Anyway, we've been seriously motivated to find a new family doctor & pediatrician. Someone who is more natural that the one we're currently seeing and who has a different perspective on health that what the FDA proposes (I've felt icky about the FDA since my health minor in college). And who recommends natural supplementation (like Cod Liver Oil) over prescriptions, especially for babies. And who will explain vaccines to us better and will listen to our concerns about giving the buddy the full vaccine panel. Can't I please have a pediatrician like that!?
Unfortunately, we currently have the worst health insurance ever (seriously, the worst) and so we've been taking the buddy to the sliding scale doctor's office in town, but we've decided we just can't do that anymore. Even if we have to pay out of pocket for doctor's visits, his vaccines, etc. we want to go somewhere we are heard and respected and not belittled. I seriously do A LOT of research on what we believe is best for our son and I want to be listened to and to be giving suggestions that I feel comfortable with and not treated like an idiot (even if I'm wrong, I'd like to think I'm not dumb).
Unfortunately, we found the perfectly, highly-rated and highly-recommended family practice and they aren't accepting new patients. :-/ So, I will call them every month until they ARE taking new clients or at least until they are tired of me calling. :-) Someone told me she got in by begging, but I'm not so good at that. I wonder if I could get in by crying? ;-)

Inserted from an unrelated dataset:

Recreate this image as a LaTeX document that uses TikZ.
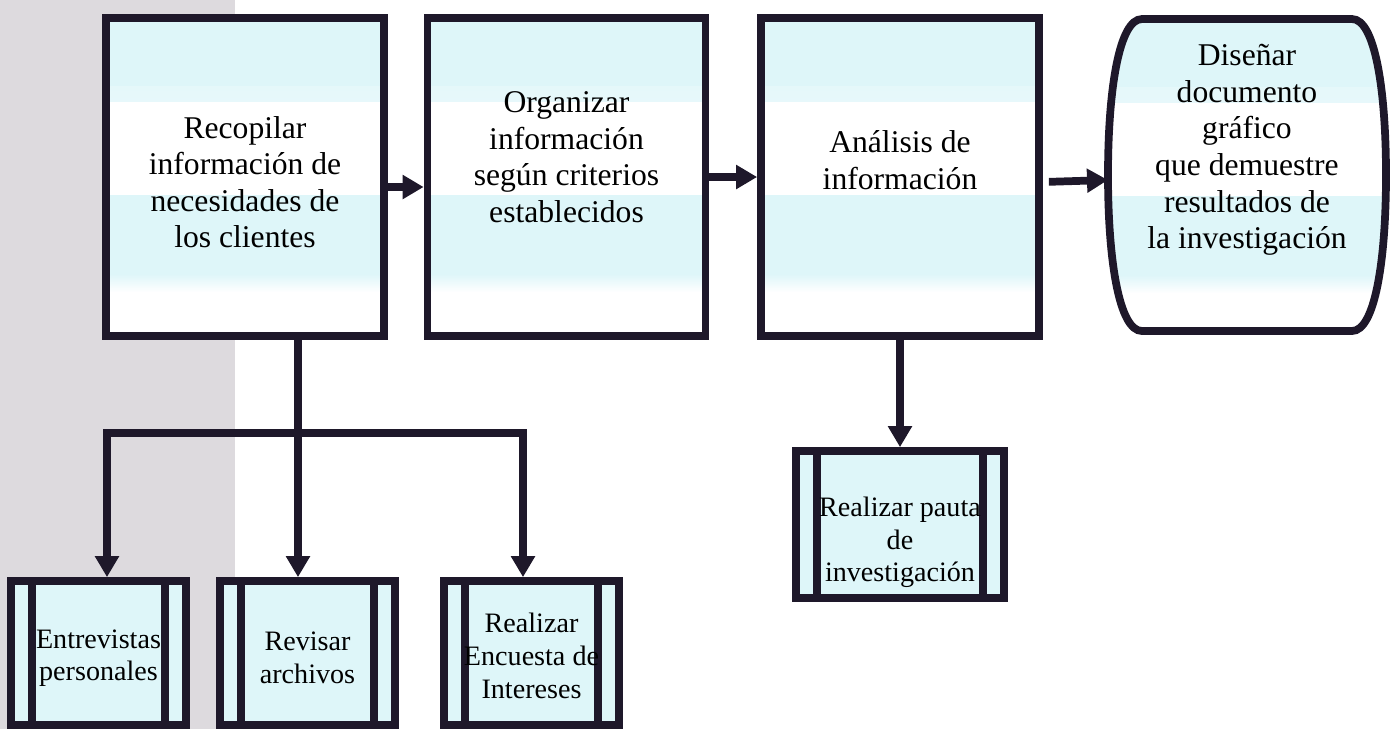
\documentclass[tikz,border=0pt]{standalone}
\usepackage{fontspec}
\setmainfont{Liberation Serif}
\usetikzlibrary{arrows.meta}

\definecolor{ink}{RGB}{30,24,42}
\definecolor{celeste}{RGB}{222,246,249}
\definecolor{fondo}{RGB}{221,218,222}

\begin{document}
\begin{tikzpicture}[line cap=butt, line join=miter]

    \useasboundingbox (0,0) rectangle (14,-7.29);
    \fill[fondo] (0,0) rectangle (2.35,-7.29);

    \tikzset{
      >={Triangle[width=0.23cm,length=0.21cm]},
      link/.style={ink, line width=2.2pt},
      % cyan fill with the two white bands of the top row
      bandas/.style={
        fill=celeste,
        path picture={
          \shade[top color=celeste, bottom color=white]
            ([yshift=-0.68cm]path picture bounding box.north west)
            rectangle ([yshift=-0.84cm]path picture bounding box.north east);
          \fill[white] ([yshift=-0.84cm]path picture bounding box.north west)
            rectangle ([yshift=-1.77cm]path picture bounding box.north east);
          \shade[top color=celeste, bottom color=white]
            ([yshift=-2.56cm]path picture bounding box.north west)
            rectangle ([yshift=-2.74cm]path picture bounding box.north east);
          \fill[white] ([yshift=-2.74cm]path picture bounding box.north west)
            rectangle (path picture bounding box.south east);
        }
      },
      mainbox/.style={
        draw=ink, line width=2.2pt, bandas,
        minimum width=2.78cm, minimum height=3.18cm, inner sep=0pt
      },
      subbox/.style={
        draw=ink, fill=celeste, line width=2.2pt,
        minimum width=1.75cm, minimum height=1.44cm, inner sep=0pt,
        path picture={
          \draw[link] ([xshift=0.21cm]path picture bounding box.north west)
            -- ([xshift=0.21cm]path picture bounding box.south west);
          \draw[link] ([xshift=-0.21cm]path picture bounding box.north east)
            -- ([xshift=-0.21cm]path picture bounding box.south east);
        }
      },
      maintxt/.style={align=center, inner sep=0pt, font=\fontsize{9}{10.4}\selectfont},
      subtxt/.style={align=center, inner sep=0pt, font=\fontsize{8}{9.3}\selectfont}
    }

    % top row
    \node[mainbox] (recopilar) at (2.45,-1.77) {};
    \node[maintxt] (recopilar-t) at ([yshift=-0.05cm]recopilar.center)
      {Recopilar\\información de\\necesidades de\\los clientes};

    \node[mainbox] (organizar) at (5.665,-1.77) {};
    \node[maintxt] (organizar-t) at ([yshift=0.2cm]organizar.center)
      {Organizar\\información\\según criterios\\establecidos};

    \node[mainbox] (analisis) at (9.00,-1.77) {};
    \node[maintxt] (analisis-t) at ([yshift=0.17cm]analisis.center)
      {Análisis de\\información};

    \node[minimum width=2.78cm, minimum height=3.12cm, inner sep=0pt, outer sep=0pt]
      (disenar) at (12.47,-1.75) {};
    \path[draw=ink, line width=2.2pt, bandas]
      ([xshift=0.34cm]disenar.north west) -- ([xshift=-0.34cm]disenar.north east)
      .. controls ([xshift=-0.11cm]disenar.north east) and ([yshift=0.85cm]disenar.east) .. (disenar.east)
      .. controls ([yshift=-0.85cm]disenar.east) and ([xshift=-0.11cm]disenar.south east) .. ([xshift=-0.34cm]disenar.south east)
      -- ([xshift=0.34cm]disenar.south west)
      .. controls ([xshift=0.11cm]disenar.south west) and ([yshift=-0.85cm]disenar.west) .. (disenar.west)
      .. controls ([yshift=0.85cm]disenar.west) and ([xshift=0.11cm]disenar.north west) .. ([xshift=0.34cm]disenar.north west)
      -- cycle;
    \node[maintxt] (disenar-t) at ([yshift=0.25cm]disenar.center)
      {Diseñar\\documento\\gráfico\\que demuestre\\resultados de\\la investigación};

    % sub-processes
    \node[subbox] (entrevistas) at (0.985,-6.53) {};
    \node[subtxt] (entrevistas-t) at ([yshift=-0.05cm]entrevistas.center)
      {Entrevistas\\personales};

    \node[subbox] (revisar) at (3.075,-6.53) {};
    \node[subtxt] (revisar-t) at ([yshift=-0.05cm]revisar.center)
      {Revisar\\archivos};

    \node[subbox] (encuesta) at (5.315,-6.53) {};
    \node[subtxt] (encuesta-t) at ([yshift=-0.03cm]encuesta.center)
      {Realizar\\Encuesta de\\Intereses};

    \node[subbox, minimum width=2.08cm, minimum height=1.47cm] (pauta) at (9.00,-5.245) {};
    \node[subtxt] (pauta-t) at ([yshift=-0.18cm]pauta.center)
      {Realizar pauta\\de\\investigación};

    % connectors
    \draw[link, ->] ([yshift=-0.1cm]recopilar.east) -- ([yshift=-0.1cm]organizar.west);
    \draw[link, ->] (organizar.east) -- (analisis.west);
    \draw[link, ->, shorten <=0.06cm] ([yshift=-0.05cm]analisis.east) -- ([yshift=-0.05cm]disenar.west);

    \coordinate (tronco) at ([xshift=0.53cm]recopilar.south);
    \coordinate (rama-izq) at (1.07,-4.33);
    \coordinate (rama-der) at (5.23,-4.33);
    \draw[link, ->] (tronco) -- (tronco |- revisar.north);
    \draw[link, <->] (rama-izq |- entrevistas.north) -- (rama-izq) -- (rama-der) -- (rama-der |- encuesta.north);

    \draw[link, ->] (analisis.south) -- (pauta.north);

\end{tikzpicture}
\end{document}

We go back for another weight check in 2 weeks. Until then we DO have a plan. One that I feel good about. If it doesn't work and he doesn't gain weight, then I will (maybe) give in and do what the Dr. tells me to do. I just can't reconcile my mind to give my baby empty calories instead of nutrient-dense ones. So, for 2 weeks the buddy will be getting lots of butter, cheese, avocados (if he will take them, he hasn't loved them yet), coconut oil, baby food with the highest calories, liver, and we'll keep trying with the cereal at mealtime to see if he will take it.

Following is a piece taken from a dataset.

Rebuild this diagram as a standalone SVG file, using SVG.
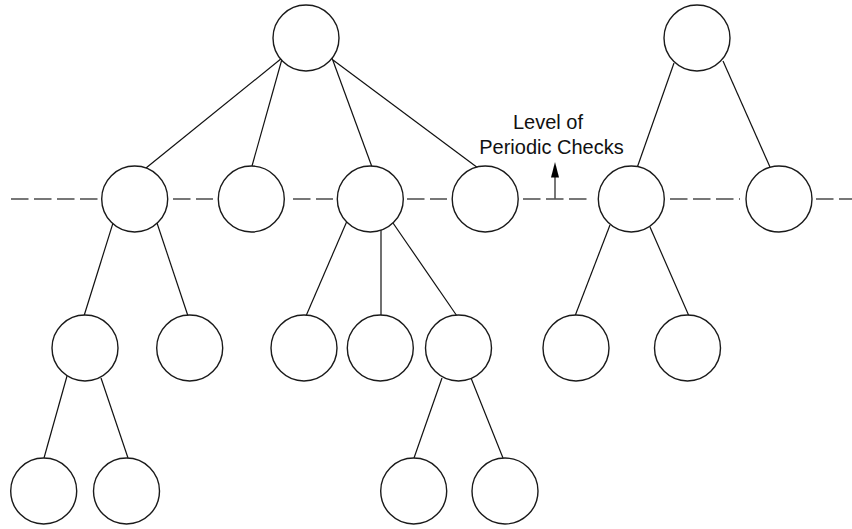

You may agree or disagree with me. It's ok. You can let me know in the comments too. With Dave and my own food I pay close attention to the ingredients, and NOT the calories. We also judge our health by how comfortable and confident we feel, NOT by the scale. So, I really, really want to instill that in the buddy as well. I don't want meal time to be stressful for him (or us) and I don't want him to feel pressure that he HAS to eat. I want him to enjoy food and eating. So, I really want that to be the main goal, not getting him onto a particular curve with other babies that are given mostly formula. :/ Can that be the goal? Can I find a Doctor for whom that's the goal? Sigh...
I read this on a blog about pretty much the same thing yesterday, so I will quote her. "If you need us, [the buddy] and I will be drowning our anxieties in yogurt and cheese."